Perspective from Pedro A. Piedra, MD

David P. Greenberg, MD, vice president, US scientific and medical affairs, Sanofi Pasteur, and colleagues evaluated 4,328 children aged 6 months to younger than 9 years to determine the safety and immunogenicity of inactivated quadrivalent influenza vaccine (QIV; Fluzone Quadrivalent, Sanofi Pasteur) compared with inactivated trivalent influenza vaccines (TIVs) containing opposite B-lineage strains. QIV was administered to 2,893 patients, 734 received the licensed TIV and 721 received the investigational TIV.

Across all groups, geometric mean titers were similar. TIV and QIV yielded similar geometric mean titers and seroconversion rates for influenza A/H1N1 and influenza A/H3N2. QIV and TIV yielded similar geometric mean titers and seroconversion rates for the B strains included in each, but QIV was superior to TIV when the B strain was not included. All three groups had similar post-vaccination seroconversion rates.

Irritability and injection-site tenderness were the most common reactions among children aged 6 months to younger than 24 months and myalgia, malaise and injection-site pain were for the most common reactions among children aged 2 years to younger than 9 years. Unsolicited immediate adverse events were reported in less than 1% of patients among all through three vaccine groups. The most commonly reported were cough, upper respiratory tract infection, fever, and vomiting.

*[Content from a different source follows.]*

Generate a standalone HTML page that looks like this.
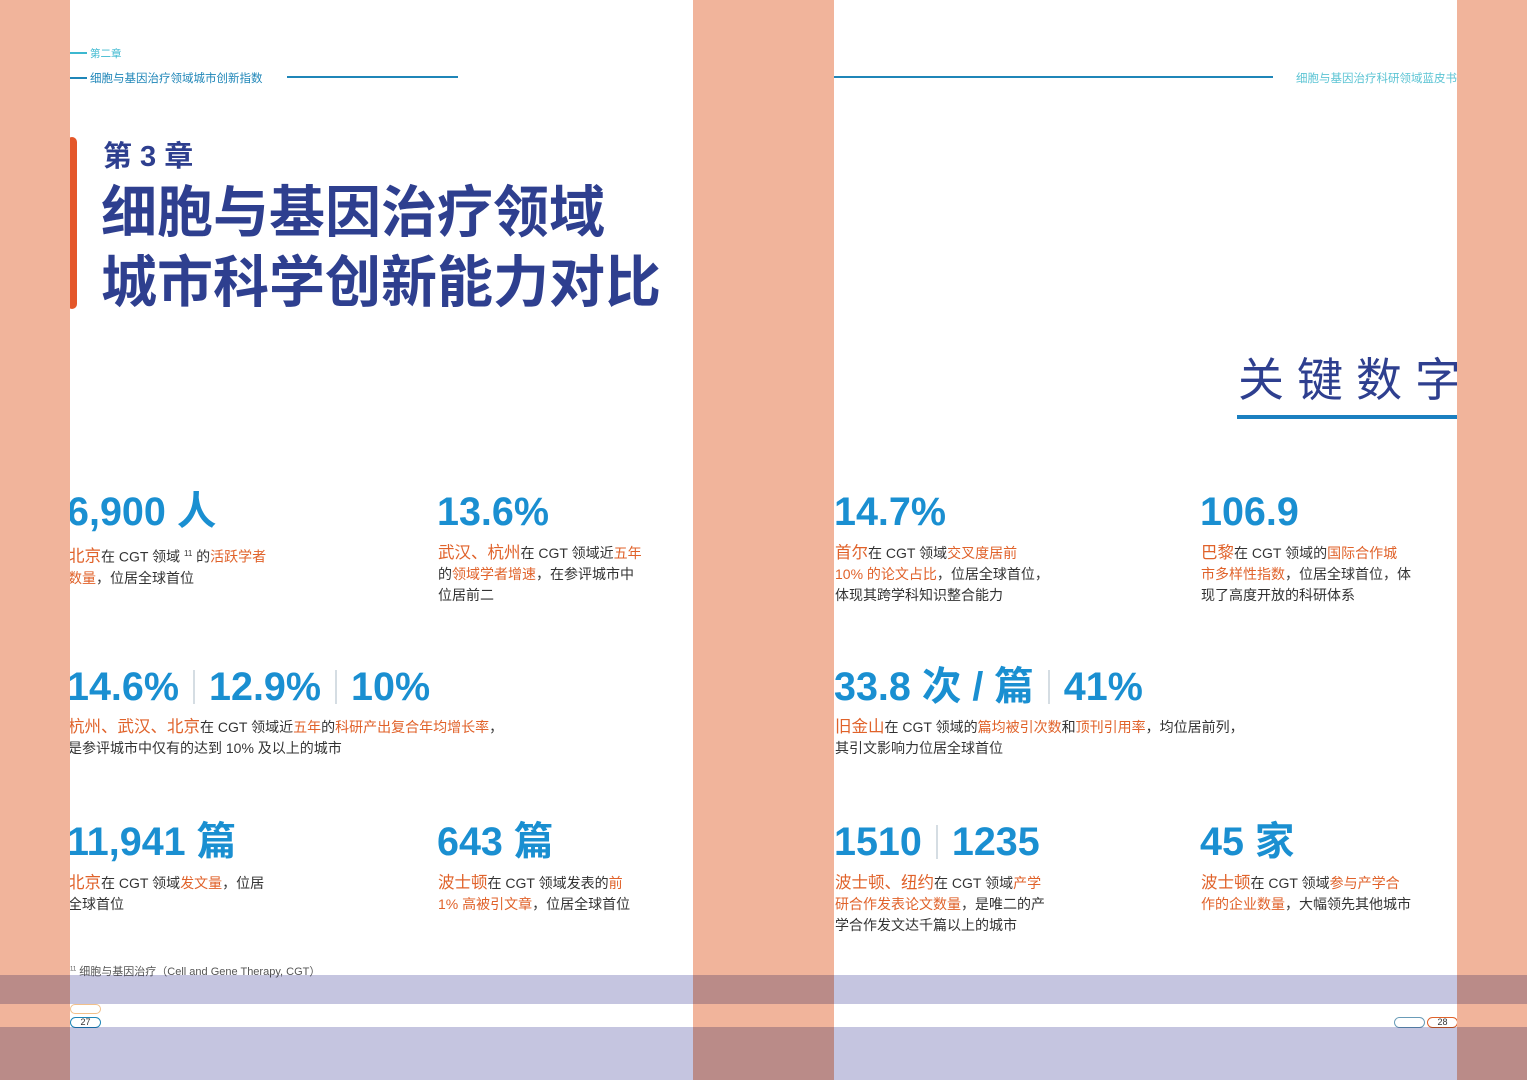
<!DOCTYPE html>
<html><head><meta charset="utf-8">
<style>
*{margin:0;padding:0;box-sizing:border-box}
body{width:1527px;height:1080px;position:relative;background:#fff;overflow:hidden;font-family:"Liberation Sans","Noto Sans CJK SC",sans-serif;color:#333}
.a{position:absolute;white-space:nowrap}
.num{font-size:39.5px;font-weight:bold;color:#1a8fd1;line-height:1;letter-spacing:0px}
.sep{display:inline-block;width:2px;height:34px;background:#d5dde3;vertical-align:-4px;margin:0 14px}
.txt{font-size:14px;line-height:21px;color:#333}
.o{color:#e0622a}
.c{font-size:16.5px;color:#e0622a}
.band{position:absolute}
</style></head><body>
<div class="a" style="left:70px;top:46px;font-size:10.5px;color:#3cb8d0"><span style="display:inline-block;width:17px;height:2px;background:#3cb8d0;vertical-align:3px;margin-right:3px"></span>第二章</div>
<div class="a" style="left:70px;top:70px;font-size:11.5px;color:#1f86b8"><span style="display:inline-block;width:17px;height:2px;background:#1f86b8;vertical-align:3px;margin-right:3px"></span>细胞与基因治疗领域城市创新指数</div>
<div class="a" style="left:287px;top:76px;width:171px;height:2px;background:#1f86b8"></div>
<div class="a" style="left:834px;top:76px;width:439px;height:2px;background:#1f86b8"></div>
<div class="a" style="left:1296px;top:70px;font-size:11.5px;color:#5cc4d4">细胞与基因治疗科研领域蓝皮书</div>

<div class="a" style="left:67px;top:137px;width:10px;height:172px;background:#e4572a;border-radius:5px"></div>
<div class="a" style="left:103px;top:133px;font-size:29px;font-weight:bold;color:#2e3f8f">第 3 章</div>
<div class="a" style="left:101px;top:178px;font-size:56px;font-weight:bold;color:#2e3f8f;line-height:70px">细胞与基因治疗领域<br>城市科学创新能力对比</div>

<div class="a" style="left:1238px;top:344px;font-size:46px;color:#2e3f8f;letter-spacing:13px">关键数字</div>
<div class="a" style="left:1237px;top:415px;width:220px;height:4px;background:#1a7fc0"></div>

<div class="a num" style="left:67px;top:493px">6,900 人</div>
<div class="a txt" style="left:68px;top:543px"><span class="c">北京</span>在 CGT 领域 <sup style="font-size:8px">11</sup> 的<span class="o">活跃学者</span><br><span class="o">数量</span>，位居全球首位</div>

<div class="a num" style="left:437px;top:493px">13.6%</div>
<div class="a txt" style="left:438px;top:543px"><span class="c">武汉、杭州</span>在 CGT 领域近<span class="o">五年</span><br>的<span class="o">领域学者增速</span>，在参评城市中<br>位居前二</div>

<div class="a num" style="left:67px;top:668px">14.6%<span class="sep"></span>12.9%<span class="sep"></span>10%</div>
<div class="a txt" style="left:68px;top:717px"><span class="c">杭州、武汉、北京</span>在 CGT 领域近<span class="o">五年</span>的<span class="o">科研产出复合年均增长率</span>，<br>是参评城市中仅有的达到 10% 及以上的城市</div>

<div class="a num" style="left:67px;top:823px">11,941 篇</div>
<div class="a txt" style="left:68px;top:873px"><span class="c">北京</span>在 CGT 领域<span class="o">发文量</span>，位居<br>全球首位</div>

<div class="a num" style="left:437px;top:823px">643 篇</div>
<div class="a txt" style="left:438px;top:873px"><span class="c">波士顿</span>在 CGT 领域发表的<span class="o">前</span><br><span class="o">1% 高被引文章</span>，位居全球首位</div>

<div class="a num" style="left:834px;top:493px">14.7%</div>
<div class="a txt" style="left:835px;top:543px"><span class="c">首尔</span>在 CGT 领域<span class="o">交叉度居前</span><br><span class="o">10% 的论文占比</span>，位居全球首位，<br>体现其跨学科知识整合能力</div>

<div class="a num" style="left:1200px;top:493px">106.9</div>
<div class="a txt" style="left:1201px;top:543px"><span class="c">巴黎</span>在 CGT 领域的<span class="o">国际合作城</span><br><span class="o">市多样性指数</span>，位居全球首位，体<br>现了高度开放的科研体系</div>

<div class="a num" style="left:834px;top:668px">33.8 次 / 篇<span class="sep"></span>41%</div>
<div class="a txt" style="left:835px;top:717px"><span class="c">旧金山</span>在 CGT 领域的<span class="o">篇均被引次数</span>和<span class="o">顶刊引用率</span>，均位居前列，<br>其引文影响力位居全球首位</div>

<div class="a num" style="left:834px;top:823px">1510<span class="sep"></span>1235</div>
<div class="a txt" style="left:835px;top:873px"><span class="c">波士顿、纽约</span>在 CGT 领域<span class="o">产学</span><br><span class="o">研合作发表论文数量</span>，是唯二的产<br>学合作发文达千篇以上的城市</div>

<div class="a num" style="left:1200px;top:823px">45 家</div>
<div class="a txt" style="left:1201px;top:873px"><span class="c">波士顿</span>在 CGT 领域<span class="o">参与产学合</span><br><span class="o">作的企业数量</span>，大幅领先其他城市</div>

<div class="a" style="left:70px;top:963px;font-size:11px;color:#555"><sup style="font-size:6px">11</sup> 细胞与基因治疗（Cell and Gene Therapy, CGT）</div>

<div class="a" style="left:70px;top:1004px;width:31px;height:10px;border:1.5px solid #f2c08a;border-radius:6px"></div>
<div class="a" style="left:70px;top:1017px;width:31px;height:11px;border:1.5px solid #1f86b8;border-radius:6px;font-size:9px;line-height:8px;text-align:center;color:#333">27</div>
<div class="a" style="left:1394px;top:1017px;width:31px;height:11px;border:1.5px solid #6a9cb8;border-radius:6px"></div>
<div class="a" style="left:1427px;top:1017px;width:31px;height:11px;border:1.5px solid #e0622a;border-radius:6px;font-size:9px;line-height:8px;text-align:center;color:#333">28</div>

<div class="band" style="left:0;top:0;width:70px;height:1080px;background:#f1b49b"></div>
<div class="band" style="left:693px;top:0;width:141px;height:1080px;background:#f1b49b"></div>
<div class="band" style="left:1457px;top:0;width:70px;height:1080px;background:#f1b49b"></div>
<div class="band" style="left:0;top:975px;width:1527px;height:29px;background:#c5c5e0;mix-blend-mode:multiply"></div>
<div class="band" style="left:0;top:1027px;width:1527px;height:53px;background:#c5c5e0;mix-blend-mode:multiply"></div>
</body></html>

Five patients discontinued QIV administration because of adverse events possibly related to vaccination. No patients receiving TIV discontinued administration due to adverse events.

“In conclusion, the safety and immunogenicity of QIV was comparable to licensed TIV in a healthy pediatric population,” the researchers wrote. “By inducing antibody responses to both B lineages simultaneously, QIV should help overcome the limitations of TIV, namely, its inability to protect against both co-circulating B lineages simultaneously and that it often does not contain the B-lineage strain predominating in a given influenza season.”

Disclosure: The study was funded in part by Sanofi Pasteur. All researchers report financial ties with Sanofi Pasteur.